■ EXERCISE DETAILS
Write out the whole listing, matching it exactly.

+++ INFORMATION PROVIDED

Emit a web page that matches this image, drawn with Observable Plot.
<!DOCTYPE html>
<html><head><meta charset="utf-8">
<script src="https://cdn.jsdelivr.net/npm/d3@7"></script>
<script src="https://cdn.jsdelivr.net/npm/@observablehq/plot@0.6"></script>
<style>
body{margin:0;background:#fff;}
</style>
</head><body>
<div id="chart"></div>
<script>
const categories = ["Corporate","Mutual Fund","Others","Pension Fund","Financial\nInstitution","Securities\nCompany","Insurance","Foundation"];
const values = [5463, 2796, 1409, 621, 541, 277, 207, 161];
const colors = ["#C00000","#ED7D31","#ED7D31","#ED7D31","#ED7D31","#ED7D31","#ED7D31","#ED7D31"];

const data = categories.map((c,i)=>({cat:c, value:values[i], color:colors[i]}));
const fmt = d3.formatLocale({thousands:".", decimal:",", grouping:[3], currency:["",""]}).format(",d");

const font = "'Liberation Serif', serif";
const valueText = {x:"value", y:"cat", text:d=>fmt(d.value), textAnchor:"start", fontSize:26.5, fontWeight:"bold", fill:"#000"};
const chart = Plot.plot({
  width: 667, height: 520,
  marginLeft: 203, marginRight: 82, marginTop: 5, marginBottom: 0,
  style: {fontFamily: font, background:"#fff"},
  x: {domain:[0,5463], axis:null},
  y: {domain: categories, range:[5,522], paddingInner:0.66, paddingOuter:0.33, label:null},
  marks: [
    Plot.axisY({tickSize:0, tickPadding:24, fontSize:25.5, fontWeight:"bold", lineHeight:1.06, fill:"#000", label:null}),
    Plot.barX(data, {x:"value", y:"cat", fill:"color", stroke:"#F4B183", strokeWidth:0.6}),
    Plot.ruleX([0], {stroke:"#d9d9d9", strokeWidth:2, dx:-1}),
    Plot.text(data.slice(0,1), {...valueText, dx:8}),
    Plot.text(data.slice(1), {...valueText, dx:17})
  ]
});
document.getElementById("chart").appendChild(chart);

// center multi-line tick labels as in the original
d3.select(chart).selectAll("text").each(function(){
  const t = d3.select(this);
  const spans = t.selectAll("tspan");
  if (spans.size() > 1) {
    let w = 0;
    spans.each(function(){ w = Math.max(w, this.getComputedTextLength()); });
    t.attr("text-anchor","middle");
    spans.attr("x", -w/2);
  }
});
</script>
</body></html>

++++++

■ ANSWER TO THE TASK
Emit a web page that matches this image, drawn with Observable Plot.
<!DOCTYPE html>
<html><head><meta charset="utf-8">
<script src="https://cdn.jsdelivr.net/npm/d3@7"></script>
<script src="https://cdn.jsdelivr.net/npm/@observablehq/plot@0.6"></script>
<style>
body{margin:0;background:#fff;}
</style>
</head><body>
<div id="chart"></div>
<script>
const categories = ["Corporate","Mutual Fund","Others","Pension Fund","Financial\nInstitution","Securities\nCompany","Insurance","Foundation"];
const values = [5463, 2796, 1409, 621, 541, 277, 207, 161];
const colors = ["#C00000","#ED7D31","#ED7D31","#ED7D31","#ED7D31","#ED7D31","#ED7D31","#ED7D31"];

const data = categories.map((c,i)=>({cat:c, value:values[i], color:colors[i]}));
const fmt = d3.formatLocale({thousands:".", decimal:",", grouping:[3], currency:["",""]}).format(",d");

const font = "'Liberation Serif', serif";
const valueText = {x:"value", y:"cat", text:d=>fmt(d.value), textAnchor:"start", fontSize:26.5, fontWeight:"bold", fill:"#000"};
const chart = Plot.plot({
  width: 667, height: 520,
  marginLeft: 203, marginRight: 82, marginTop: 5, marginBottom: 0,
  style: {fontFamily: font, background:"#fff"},
  x: {domain:[0,5463], axis:null},
  y: {domain: categories, range:[5,522], paddingInner:0.66, paddingOuter:0.33, label:null},
  marks: [
    Plot.axisY({tickSize:0, tickPadding:24, fontSize:25.5, fontWeight:"bold", lineHeight:1.06, fill:"#000", label:null}),
    Plot.barX(data, {x:"value", y:"cat", fill:"color", stroke:"#F4B183", strokeWidth:0.6}),
    Plot.ruleX([0], {stroke:"#d9d9d9", strokeWidth:2, dx:-1}),
    Plot.text(data.slice(0,1), {...valueText, dx:8}),
    Plot.text(data.slice(1), {...valueText, dx:17})
  ]
});
document.getElementById("chart").appendChild(chart);

// center multi-line tick labels as in the original
d3.select(chart).selectAll("text").each(function(){
  const t = d3.select(this);
  const spans = t.selectAll("tspan");
  if (spans.size() > 1) {
    let w = 0;
    spans.each(function(){ w = Math.max(w, this.getComputedTextLength()); });
    t.attr("text-anchor","middle");
    spans.attr("x", -w/2);
  }
});
</script>
</body></html>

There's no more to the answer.